3. E, no entanto, não sinto que essa terra e eu tenhamos essas relações que com a sua terra teve e tem Saramago. Não "sinto". Talvez isso se deva ao fato de, desde a infância, até os quinze anos - imagine-se o que isso significa! -, meus irmãos e eu (éramos dois casais) vivemos "trancados" dentro de casa. Não, não tínhamos "colegas" para brincar, não. Só nós.

4. Isso me causou problemas sérios. Uma absoluta falta de socialização, que administro por força de muita educação que tive. Todavia, se me põem à mesa, seja num jantar, num almoço, numa festa (não vou a festas também por isso), numa conversa informal, não sei o que fazer. Não se aprende sociabilidade senão socializando-se. Não tive isso, não me apeguei à minha terra - e me hiper-apeguei à minha casa...

5. Felizmente éramos quatro. E o qintal, enorme. Cheio de árvores. Brincávamos muito - muito. De tudo, sem que, contudo, tivéssemos "brinquedos". Inventávamos nós mesmos os nossos. Minha pequena história esbocei, catarticamente, em O Outro Lado Dos Dias - inacabado. E a casa de minha infância, ela é, decerto, meu Universo simbólico.

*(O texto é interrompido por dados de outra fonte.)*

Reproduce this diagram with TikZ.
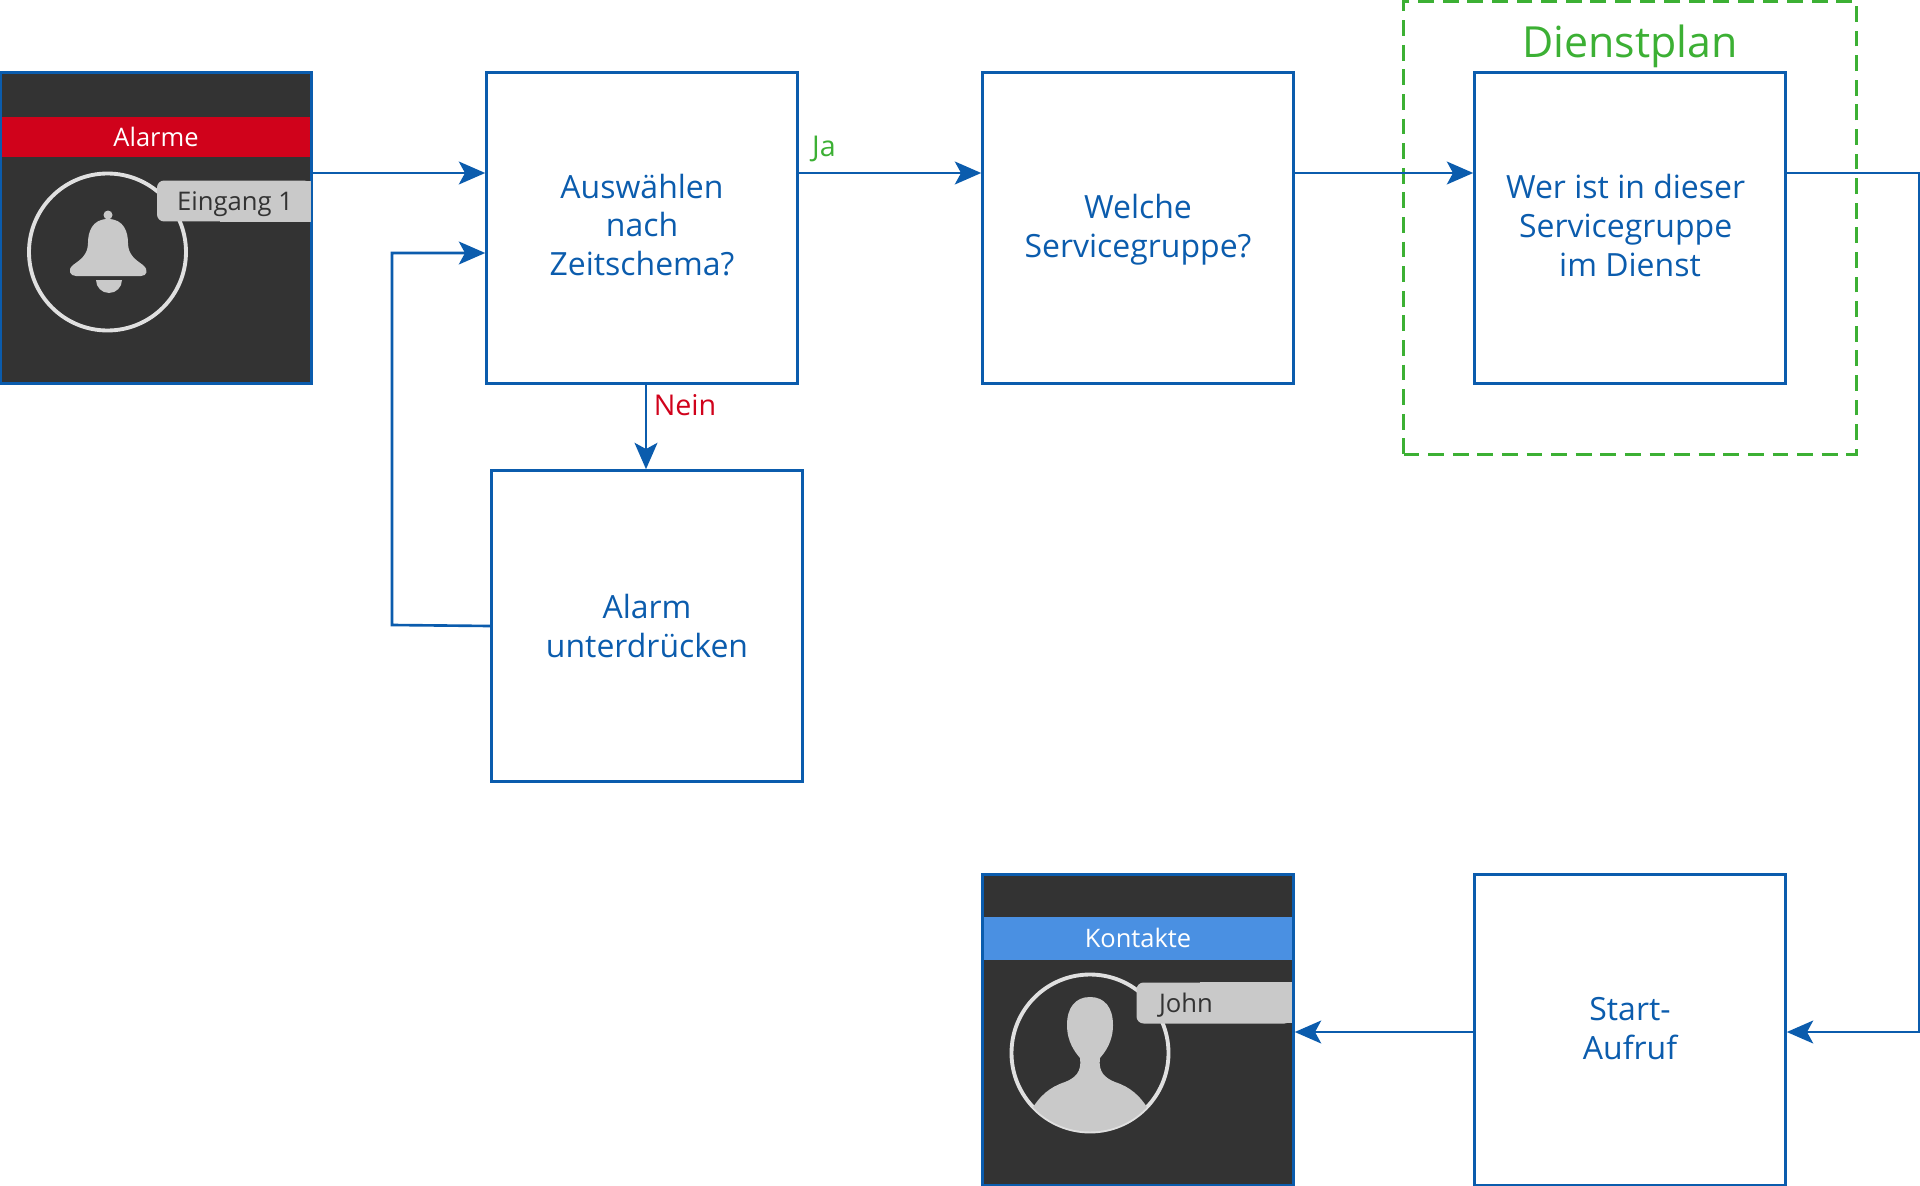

6. O "Deus" que meu coração concebe, não adianta, não é a "Teologia" quem o molda - foram aqueles dias, aqueles anos, lá. Sem "pai", mamãe trabalhando o dia todo, a gente ficava livre, pelo quintal... "Deus" assim, um "Deus" desse tipo, de árvores - por isso adoro árvores, mais do que animais de estimação, e adoro Ents -, de plantas, de imaginação, daquele mangangá no tronco apodrecido, amarelo... Uma presença, não um nome. Uma kavod, não um dogma. Uma atmosfera, não um culto. Um amigo, não um rei. 'Abbá, confesso, aprendi com Joaquim Jeremias, que diz ter aprendido de "Jesus". "Amigo" - isso aprendi na infância solitária mesmo...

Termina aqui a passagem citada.